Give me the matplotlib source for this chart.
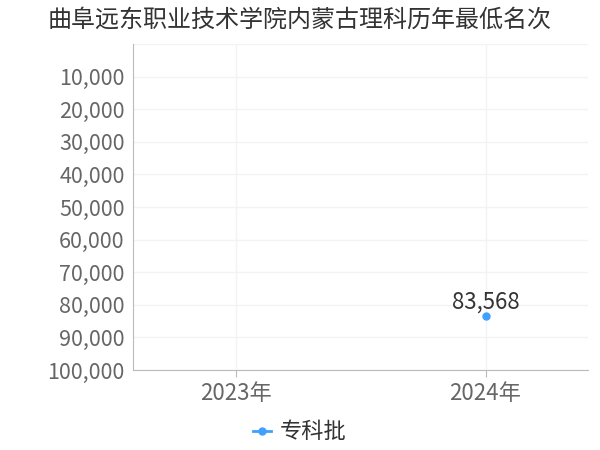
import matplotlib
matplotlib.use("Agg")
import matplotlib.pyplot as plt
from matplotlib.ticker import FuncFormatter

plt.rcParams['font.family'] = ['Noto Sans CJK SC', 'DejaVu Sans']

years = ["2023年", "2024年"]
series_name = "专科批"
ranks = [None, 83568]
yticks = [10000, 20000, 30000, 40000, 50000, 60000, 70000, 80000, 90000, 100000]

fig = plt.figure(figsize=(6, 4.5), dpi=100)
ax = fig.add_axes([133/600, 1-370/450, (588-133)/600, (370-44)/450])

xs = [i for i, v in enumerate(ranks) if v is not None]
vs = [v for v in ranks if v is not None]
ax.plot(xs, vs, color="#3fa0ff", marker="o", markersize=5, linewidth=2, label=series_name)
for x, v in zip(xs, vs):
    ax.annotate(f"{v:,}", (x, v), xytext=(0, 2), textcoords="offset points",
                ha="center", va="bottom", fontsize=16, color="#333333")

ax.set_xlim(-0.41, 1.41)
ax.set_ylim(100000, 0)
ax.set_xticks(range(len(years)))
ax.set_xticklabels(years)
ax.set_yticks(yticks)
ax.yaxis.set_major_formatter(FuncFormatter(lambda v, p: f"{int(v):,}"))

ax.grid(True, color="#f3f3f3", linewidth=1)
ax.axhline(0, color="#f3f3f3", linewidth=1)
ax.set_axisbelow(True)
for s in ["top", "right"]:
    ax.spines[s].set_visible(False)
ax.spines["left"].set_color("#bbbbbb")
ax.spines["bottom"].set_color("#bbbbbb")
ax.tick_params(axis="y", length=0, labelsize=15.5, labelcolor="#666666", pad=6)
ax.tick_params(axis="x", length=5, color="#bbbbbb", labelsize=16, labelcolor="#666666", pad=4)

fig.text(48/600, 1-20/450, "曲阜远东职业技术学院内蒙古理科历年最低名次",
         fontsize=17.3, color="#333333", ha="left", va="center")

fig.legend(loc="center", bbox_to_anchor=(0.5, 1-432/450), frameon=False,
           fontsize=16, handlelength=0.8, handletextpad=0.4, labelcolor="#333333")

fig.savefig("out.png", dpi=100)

→ **Directions for this task**: The listing above needs to be output again exactly. Don't include the pictures.

→ **Solution to this task**:
Give me the matplotlib source for this chart.
import matplotlib
matplotlib.use("Agg")
import matplotlib.pyplot as plt
from matplotlib.ticker import FuncFormatter

plt.rcParams['font.family'] = ['Noto Sans CJK SC', 'DejaVu Sans']

years = ["2023年", "2024年"]
series_name = "专科批"
ranks = [None, 83568]
yticks = [10000, 20000, 30000, 40000, 50000, 60000, 70000, 80000, 90000, 100000]

fig = plt.figure(figsize=(6, 4.5), dpi=100)
ax = fig.add_axes([133/600, 1-370/450, (588-133)/600, (370-44)/450])

xs = [i for i, v in enumerate(ranks) if v is not None]
vs = [v for v in ranks if v is not None]
ax.plot(xs, vs, color="#3fa0ff", marker="o", markersize=5, linewidth=2, label=series_name)
for x, v in zip(xs, vs):
    ax.annotate(f"{v:,}", (x, v), xytext=(0, 2), textcoords="offset points",
                ha="center", va="bottom", fontsize=16, color="#333333")

ax.set_xlim(-0.41, 1.41)
ax.set_ylim(100000, 0)
ax.set_xticks(range(len(years)))
ax.set_xticklabels(years)
ax.set_yticks(yticks)
ax.yaxis.set_major_formatter(FuncFormatter(lambda v, p: f"{int(v):,}"))

ax.grid(True, color="#f3f3f3", linewidth=1)
ax.axhline(0, color="#f3f3f3", linewidth=1)
ax.set_axisbelow(True)
for s in ["top", "right"]:
    ax.spines[s].set_visible(False)
ax.spines["left"].set_color("#bbbbbb")
ax.spines["bottom"].set_color("#bbbbbb")
ax.tick_params(axis="y", length=0, labelsize=15.5, labelcolor="#666666", pad=6)
ax.tick_params(axis="x", length=5, color="#bbbbbb", labelsize=16, labelcolor="#666666", pad=4)

fig.text(48/600, 1-20/450, "曲阜远东职业技术学院内蒙古理科历年最低名次",
         fontsize=17.3, color="#333333", ha="left", va="center")

fig.legend(loc="center", bbox_to_anchor=(0.5, 1-432/450), frameon=False,
           fontsize=16, handlelength=0.8, handletextpad=0.4, labelcolor="#333333")

fig.savefig("out.png", dpi=100)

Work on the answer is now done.